Church of Ireland Gazette new editor: 'I won't be drawn on same-sex marriage'

By Alf McCreary

The new editor of the Church of Ireland Gazette has refused to be drawn on his views on same-sex marriage, insisting the publication should be regarded as an avenue for discussion for all.

Rev Earl Storey was speaking to the Belfast Telegraph a week after the church's General Synod exposed an apparent north-south divide in terms of the issue.

It voted by 176 to 146 to reject a proposal which was aimed at developing a public thanksgiving service for legally married same-sex couples. There were 24 abstentions. Almost every speaker against the motion was from Northern Ireland.

But Rev Storey denied the church is divided on north-south lines on the matter.

"The Church of Ireland is as committed as it ever has been to being an all-Ireland Church, spanning both jurisdictions," Rev Storey said.

"The core of my previous work as director of the Church of Ireland Hard Gospel Project was concerned with dealing with difference constructively and in a way that encouraged good relationships. The fact that we are not a Church that has monochrome opinions does not suggest a north-south divide, just because we are existing in two jurisdictions."

Rev Storey, who will take up the editor post on June 1, said he wants the Church of Ireland Gazette to continue to be "an avenue for comment and discussion".
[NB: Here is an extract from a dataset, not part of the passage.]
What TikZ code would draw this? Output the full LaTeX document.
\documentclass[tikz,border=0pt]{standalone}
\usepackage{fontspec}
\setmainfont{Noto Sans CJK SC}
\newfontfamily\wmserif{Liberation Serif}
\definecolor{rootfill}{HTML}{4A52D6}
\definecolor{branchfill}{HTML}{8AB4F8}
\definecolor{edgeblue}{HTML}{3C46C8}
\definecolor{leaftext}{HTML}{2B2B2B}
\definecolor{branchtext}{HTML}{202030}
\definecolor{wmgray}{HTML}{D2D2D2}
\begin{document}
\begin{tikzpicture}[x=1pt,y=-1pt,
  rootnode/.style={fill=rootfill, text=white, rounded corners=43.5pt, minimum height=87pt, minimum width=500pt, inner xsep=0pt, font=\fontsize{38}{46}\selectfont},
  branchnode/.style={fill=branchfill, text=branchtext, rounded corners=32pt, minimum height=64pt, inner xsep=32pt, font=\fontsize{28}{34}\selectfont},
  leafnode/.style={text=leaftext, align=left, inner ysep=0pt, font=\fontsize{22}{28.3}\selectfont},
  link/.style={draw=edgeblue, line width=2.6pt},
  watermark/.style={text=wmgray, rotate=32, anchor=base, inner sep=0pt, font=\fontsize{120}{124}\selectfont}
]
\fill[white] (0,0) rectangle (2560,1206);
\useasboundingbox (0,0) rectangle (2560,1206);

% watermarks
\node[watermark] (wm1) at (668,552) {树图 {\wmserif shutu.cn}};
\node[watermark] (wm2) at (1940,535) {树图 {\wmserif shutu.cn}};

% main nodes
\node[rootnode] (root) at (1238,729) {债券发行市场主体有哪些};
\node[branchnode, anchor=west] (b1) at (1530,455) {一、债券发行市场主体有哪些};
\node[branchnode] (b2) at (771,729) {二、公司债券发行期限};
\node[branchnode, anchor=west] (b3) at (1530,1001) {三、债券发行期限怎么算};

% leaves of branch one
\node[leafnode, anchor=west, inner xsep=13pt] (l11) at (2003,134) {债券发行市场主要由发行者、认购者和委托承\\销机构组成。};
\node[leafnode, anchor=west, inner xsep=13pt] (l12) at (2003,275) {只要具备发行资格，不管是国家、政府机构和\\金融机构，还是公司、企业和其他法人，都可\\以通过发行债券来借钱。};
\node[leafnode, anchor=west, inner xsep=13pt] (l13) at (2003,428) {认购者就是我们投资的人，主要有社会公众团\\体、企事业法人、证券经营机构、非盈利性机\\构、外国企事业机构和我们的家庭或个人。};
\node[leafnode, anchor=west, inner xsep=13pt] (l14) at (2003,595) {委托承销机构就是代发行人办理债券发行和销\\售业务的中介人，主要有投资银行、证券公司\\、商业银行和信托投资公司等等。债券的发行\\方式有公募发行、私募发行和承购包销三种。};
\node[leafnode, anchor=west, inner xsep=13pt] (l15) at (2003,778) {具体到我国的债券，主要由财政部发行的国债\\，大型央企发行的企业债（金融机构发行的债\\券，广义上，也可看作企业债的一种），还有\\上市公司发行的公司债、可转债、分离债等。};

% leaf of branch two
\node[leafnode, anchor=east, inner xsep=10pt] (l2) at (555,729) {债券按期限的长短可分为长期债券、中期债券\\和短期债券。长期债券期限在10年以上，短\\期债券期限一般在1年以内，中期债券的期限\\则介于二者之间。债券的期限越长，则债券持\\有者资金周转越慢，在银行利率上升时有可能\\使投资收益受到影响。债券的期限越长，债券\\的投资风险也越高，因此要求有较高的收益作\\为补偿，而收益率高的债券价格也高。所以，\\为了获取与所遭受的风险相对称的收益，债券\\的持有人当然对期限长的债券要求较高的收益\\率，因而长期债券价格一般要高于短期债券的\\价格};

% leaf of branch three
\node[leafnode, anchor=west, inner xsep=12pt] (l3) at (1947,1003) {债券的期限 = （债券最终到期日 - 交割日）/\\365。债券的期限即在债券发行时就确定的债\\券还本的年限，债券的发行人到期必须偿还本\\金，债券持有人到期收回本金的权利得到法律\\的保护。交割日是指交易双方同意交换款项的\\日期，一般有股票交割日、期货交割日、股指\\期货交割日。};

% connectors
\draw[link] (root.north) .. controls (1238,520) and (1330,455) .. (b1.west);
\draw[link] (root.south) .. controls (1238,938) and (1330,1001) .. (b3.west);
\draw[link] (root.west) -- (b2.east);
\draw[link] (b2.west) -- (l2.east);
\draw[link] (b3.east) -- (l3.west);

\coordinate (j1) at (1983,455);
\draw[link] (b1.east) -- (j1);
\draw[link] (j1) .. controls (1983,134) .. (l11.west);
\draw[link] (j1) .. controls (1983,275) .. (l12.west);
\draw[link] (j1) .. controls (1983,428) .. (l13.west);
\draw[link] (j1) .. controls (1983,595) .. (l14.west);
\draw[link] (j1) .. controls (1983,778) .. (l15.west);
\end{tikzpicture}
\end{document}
"I don't want to personalize it with my own views. When it was established in 1856, the Gazette committed itself to the Christian faith in accordance with the docrtrines of the Church of Ireland," he said.
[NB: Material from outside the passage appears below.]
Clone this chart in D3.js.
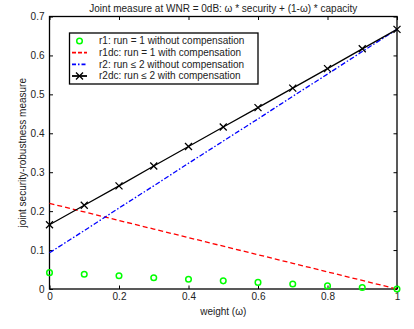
<!DOCTYPE html>
<html><head><meta charset="utf-8">
<script src="https://cdn.jsdelivr.net/npm/d3@7"></script>
<style>body{margin:0;background:#fff}svg{display:block}text{font-family:"Liberation Sans",Arial,sans-serif;fill:#222}</style>
</head><body>
<svg id="c" width="414" height="329"></svg>
<script>
const weights = [0,0.1,0.2,0.3,0.4,0.5,0.6,0.7,0.8,0.9,1];
const r1 = [0.042,0.038,0.034,0.029,0.025,0.021,0.017,0.013,0.008,0.004,0.0];
const r1dc = [0.22,0.198,0.176,0.154,0.132,0.11,0.088,0.066,0.044,0.022,0.0];
const r2 = [0.093,0.150,0.208,0.265,0.323,0.380,0.437,0.495,0.552,0.610,0.667];
const r2dc = [0.165,0.215,0.265,0.316,0.366,0.416,0.466,0.516,0.566,0.617,0.667];
const xTicks = [0,0.2,0.4,0.6,0.8,1];
const yTicks = [0,0.1,0.2,0.3,0.4,0.5,0.6,0.7];
const legendLabels = ["r1: run = 1 without compensation","r1dc: run = 1 with compensation","r2: run \u2264 2 without compensation","r2dc: run \u2264 2 with compensation"];
const titleText = "Joint measure at WNR = 0dB: \u03c9 * security + (1-\u03c9) * capacity";

const svg = d3.select("#c");
const L=49.5, R=397, T=16.5, B=289;
const x = d3.scaleLinear().domain([0,1]).range([L,R]);
const y = d3.scaleLinear().domain([0,0.7]).range([B,T]);
const tl = 3.5;

const g = svg.append("g");
g.append("g").attr("transform",`translate(0,${B})`).call(d3.axisBottom(x).tickValues(xTicks).tickFormat(d3.format("")).tickSizeInner(-tl).tickSizeOuter(0).tickPadding(6))
 .call(a=>{a.select(".domain").remove();a.selectAll("text").attr("font-size",10).attr("dy","0.71em").attr("y",4);});
g.append("g").attr("transform",`translate(0,${T})`).call(d3.axisTop(x).tickValues(xTicks).tickFormat("").tickSizeInner(-tl).tickSizeOuter(0))
 .call(a=>a.select(".domain").remove());
g.append("g").attr("transform",`translate(${L},0)`).call(d3.axisLeft(y).tickValues(yTicks).tickFormat(d3.format("")).tickSizeInner(-tl).tickSizeOuter(0))
 .call(a=>{a.select(".domain").remove();a.selectAll("text").attr("font-size",10).attr("x",-5);});
g.append("g").attr("transform",`translate(${R},0)`).call(d3.axisRight(y).tickValues(yTicks).tickFormat("").tickSizeInner(-tl).tickSizeOuter(0))
 .call(a=>a.select(".domain").remove());
g.selectAll(".tick line").attr("stroke","#000");
g.selectAll("text").attr("fill","#222").attr("font-family","Liberation Sans, Arial, sans-serif");
svg.append("rect").attr("x",L).attr("y",T).attr("width",R-L).attr("height",B-T).attr("fill","none").attr("stroke","#000").attr("stroke-width",1.3);

const line = d3.line().x((d,i)=>x(weights[i])).y(d=>y(d));
const plot = svg.append("g");
plot.append("path").attr("d",line(r1dc)).attr("fill","none").attr("stroke","#f00").attr("stroke-width",1.3).attr("stroke-dasharray","5,3");
plot.append("path").attr("d",line(r2)).attr("fill","none").attr("stroke","#00f").attr("stroke-width",1.3).attr("stroke-dasharray","5,2,1.5,2");
plot.append("path").attr("d",line(r2dc)).attr("fill","none").attr("stroke","#000").attr("stroke-width",1.3);
const xm = (sel,s)=>sel.attr("d",`M${-s},${-s}L${s},${s}M${-s},${s}L${s},${-s}`).attr("stroke","#000").attr("stroke-width",1.3).attr("fill","none");
plot.selectAll(".xm").data(r2dc).enter().append("path").attr("transform",(d,i)=>`translate(${x(weights[i])},${y(d)})`).call(xm,3.5);
plot.selectAll(".ci").data(r1).enter().append("circle").attr("cx",(d,i)=>x(weights[i])).attr("cy",d=>y(d)).attr("r",2.8).attr("fill","none").attr("stroke","#0f0").attr("stroke-width",1.5);

const lg = svg.append("g");
lg.append("rect").attr("x",69.5).attr("y",33).attr("width",188.5).attr("height",51).attr("fill","#fff").attr("stroke","#000").attr("stroke-width",1.3);
const rowY = [41,52.7,64.4,76];
const sx1=72, sx2=87, tx=99;
lg.append("circle").attr("cx",(sx1+sx2)/2).attr("cy",rowY[0]).attr("r",2.8).attr("fill","none").attr("stroke","#0f0").attr("stroke-width",1.5);
lg.append("line").attr("x1",sx1).attr("x2",sx2).attr("y1",rowY[1]).attr("y2",rowY[1]).attr("stroke","#f00").attr("stroke-width",1.8).attr("stroke-dasharray","4,2");
lg.append("line").attr("x1",sx1).attr("x2",sx2).attr("y1",rowY[2]).attr("y2",rowY[2]).attr("stroke","#00f").attr("stroke-width",1.8).attr("stroke-dasharray","4,2,1.5,2");
lg.append("line").attr("x1",sx1).attr("x2",sx2).attr("y1",rowY[3]).attr("y2",rowY[3]).attr("stroke","#000").attr("stroke-width",1.8);
lg.append("path").attr("transform",`translate(${(sx1+sx2)/2},${rowY[3]})`).call(xm,3.5);
lg.selectAll(".lt").data(legendLabels).enter().append("text").attr("x",tx).attr("y",(d,i)=>rowY[i]).attr("dy","0.33em").attr("font-size",10).text(d=>d);

svg.append("text").attr("x",(L+R)/2).attr("y",11.5).attr("text-anchor","middle").attr("font-size",10).text(titleText);
svg.append("text").attr("x",(L+R)/2).attr("y",315).attr("text-anchor","middle").attr("font-size",10).text("weight (\u03c9)");
svg.append("text").attr("transform",`translate(26,${(T+B)/2}) rotate(-90)`).attr("text-anchor","middle").attr("font-size",10).text("joint security-robustness measure");
</script>
</body></html>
The Church's teaching is that marriage is the union between a man and a woman, and it does not approve of same-sex marriage.

Rev Storey will succeed Canon Ian Ellis, the rector of Newcastle Co Down, who has edited the Gazette for the past sixteen years.

He was ordained in 1982 and has served in a number of parishes in Northern Ireland and the Irish Republic, including Glenavy and also Crinken in Dublin.

When in Glenavy, he wrote the book Traditional Roots, which was about the Orange Order and the Church of Ireland, and as a result windows in the rectory were smashed. He said: "It was reflecting on an issue that was difficult at that time. The Orange Order had nothing to do with it, and some of the first people to visit me were local members."

Rev Storey moved to Maynooth in Co Kildare three years ago after living in Londonderry, where his wife Pat was the Rector of St Augustine's Parish. She is now Bishop Pat Storey of the Diocese of Meath and Kildare and was the first female bishop to be ordained in the Church of Ireland and the British Isles three years ago.

A spokesman for the Church of Ireland said: "The newly-appointed editor will not only be able to build on the legacy of the Gazette, but will also bring his unique combination of communications skills and experience of wider church matters to his role.

"He will be working closely with a new editorial advisory committee which is tasked with supporting the editor in developing a fresh vision for a vibrant modern journal which is designed to appeal to readers of all ages and interests."